There are minor reasons like that only 6 % of the people on the rear seats use the safety belts even though by law it is mandatory to use them (front and rear seats!). Another reason can be found in an article of The Korea Herald: wrong behavior of traffic participants. The infrastructure in South Korea is relatively good, says a Korean transport engineering professor. Possible reasons could be inappropriate driving speed, illegal parking or other illegal acts (like illegal U-Turns) by car drivers or pedestrians. So instead of infrastructure are the traffic users to blame? It’s very difficult to determine the exact reasons. Wide streets might lead to high driving speed and aggressive behavior. Or the short green light for pedestrians makes people run across the street without paying attention to cars. Does the fast urbanization of South Korea come with a slow adaption of its (new) urbanites?


A Couple of Possible Solutions

How can we improve road safety in Korea? More constructions, more physical separations aren’t the right solution to safe the live of pedestrians and cyclists. The solution isn’t easy and a comprehensive approach is necessary.

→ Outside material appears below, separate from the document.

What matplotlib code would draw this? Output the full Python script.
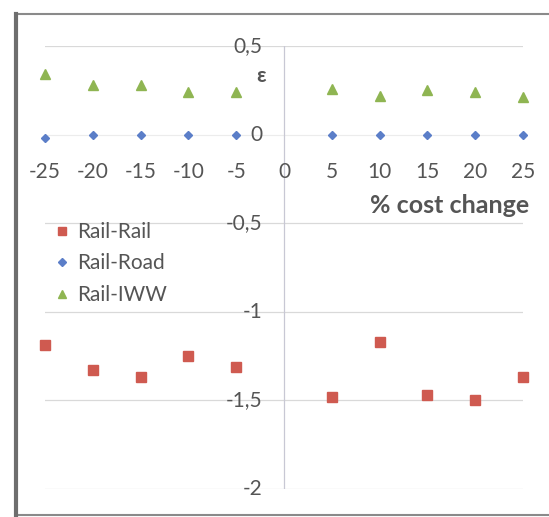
import matplotlib
matplotlib.use("Agg")
import matplotlib.pyplot as plt
from matplotlib.patches import Rectangle

# % cost change on the x axis
cost_change = [-25, -20, -15, -10, -5, 5, 10, 15, 20, 25]

# elasticities
rail_rail = [-1.19, -1.33, -1.37, -1.25, -1.31, -1.48, -1.17, -1.47, -1.50, -1.37]
rail_road = [-0.02, 0.00, 0.00, 0.00, 0.00, 0.00, 0.00, 0.00, 0.00, 0.00]
rail_iww = [0.34, 0.28, 0.28, 0.24, 0.24, 0.26, 0.22, 0.25, 0.24, 0.21]

y_ticks = [0.5, 0.0, -0.5, -1.0, -1.5, -2.0]
y_tick_labels = ["0,5", "0", "-0,5", "-1", "-1,5", "-2"]
x_tick_labels = ["-25", "-20", "-15", "-10", "-5", "0", "5", "10", "15", "20", "25"]

plt.rcParams["font.family"] = ["Lato", "DejaVu Sans"]
text_col = "#555555"

W, H = 549, 517
fig = plt.figure(figsize=(W / 100, H / 100), dpi=100)
fig.patch.set_facecolor("white")

# screenshot frame
fig.add_artist(Rectangle((16 / W, 2 / H), 1.2, (H - 16) / H, transform=fig.transFigure,
                         fill=False, edgecolor="#8a8a8a", lw=1.5))
fig.add_artist(plt.Line2D([16 / W, 16 / W], [2 / H, (H - 14) / H], transform=fig.transFigure,
                          color="#6e6e6e", lw=3))

ax = fig.add_axes([45 / W, 1 - 489 / H, 478 / W, 443 / H])
ax.set_xlim(-25, 25)
ax.set_ylim(-2, 0.5)
for s in ax.spines.values():
    s.set_visible(False)
ax.set_xticks([])
ax.set_yticks([])

for yv in y_ticks:
    if yv != 0:
        ax.axhline(yv, color="#d9d9d9", lw=0.9, zorder=0)
ax.axhline(0, color="#ececec", lw=0.8, zorder=0)
ax.axvline(0, color="#c8c8d4", lw=0.9, zorder=0)

ax.plot(cost_change, rail_rail, ls="none", marker="s", ms=7, color="#cf5a50",
        label="Rail-Rail", clip_on=False)
ax.plot(cost_change, rail_road, ls="none", marker="D", ms=4.5, color="#5b7ec8",
        label="Rail-Road", clip_on=False)
ax.plot(cost_change, rail_iww, ls="none", marker="^", ms=7, color="#8fb552",
        label="Rail-IWW", clip_on=False)

for yv, lab in zip(y_ticks, y_tick_labels):
    ax.text(-2.3, yv, lab, ha="right", va="center", fontsize=15, color=text_col)
for i, lab in enumerate(x_tick_labels):
    ax.text(-25 + 5 * i, -0.21, lab, ha="center", va="center", fontsize=15, color=text_col)

ax.text(-1.9, 0.33, "ε", ha="right", va="center", fontsize=15, fontweight="bold", color=text_col)
ax.text(25.6, -0.40, "% cost change", ha="right", va="center", fontsize=18,
        fontweight="bold", color=text_col)

leg = ax.legend(loc="upper left", bbox_to_anchor=(-0.025, 0.645), frameon=False,
                fontsize=15, handletextpad=0.2, labelspacing=0.55, handlelength=1.0,
                markerscale=0.8)
for t in leg.get_texts():
    t.set_color(text_col)

fig.savefig("out.png", dpi=100)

The professor of SNU says that no one is concerned with establishing a better traffic education system but I believe that that there are a lot of ambitious programs. The Korea Transport Institute held multiple seminars related to road safety and traffic education. They intensified their research in this area. Korea sees Germany as a role model of traffic education. Since decades Germany does succesfully a lot of measures. These are traffic education for elementary school children, intensive safety lessons for driving licence applicants and law-enforcement. Automobile clubs, local police and municipal governments try to inform citizens of all ages about the correct behavior on the roads. Traffic education is a long-term project. It takes time to change behavior.

Until then the first step could be to reduce the allowed speed in urban areas. Since a few months Germany discusses reducing the allowed speed from 50 km/h to 30 km/h in urban areas (actually, a lot of area have already 30 km/h-limit). If you look at his map, you can see that the urban speed in South Korea is too high:

Currently, the allowed speed on roads in Korean cities is 60 km/h. At first, a reduction to 50 km/h would be great. This is just an idea and easier said than done. However, it may reduce the number of traffic accidents and later other measures could follow. In the link section at the bottom of this post, you can also find a manual about pedestrian safety, published by WHO. The introduced measures of this blog post are a suggestion for road safety in Korea to keep up with the safety standards of the other OECD nations. It would be great, if Korea would aim beyond that and try to improve road safety to an above-(OECD)-average level.



Related Information and Sources: The Guardian | The Korea Herald | WHO Report | WHO Manual |

About This Author

Co-Author of Kojects. Interested in Sustainable Transportation, Urbanism and Korea.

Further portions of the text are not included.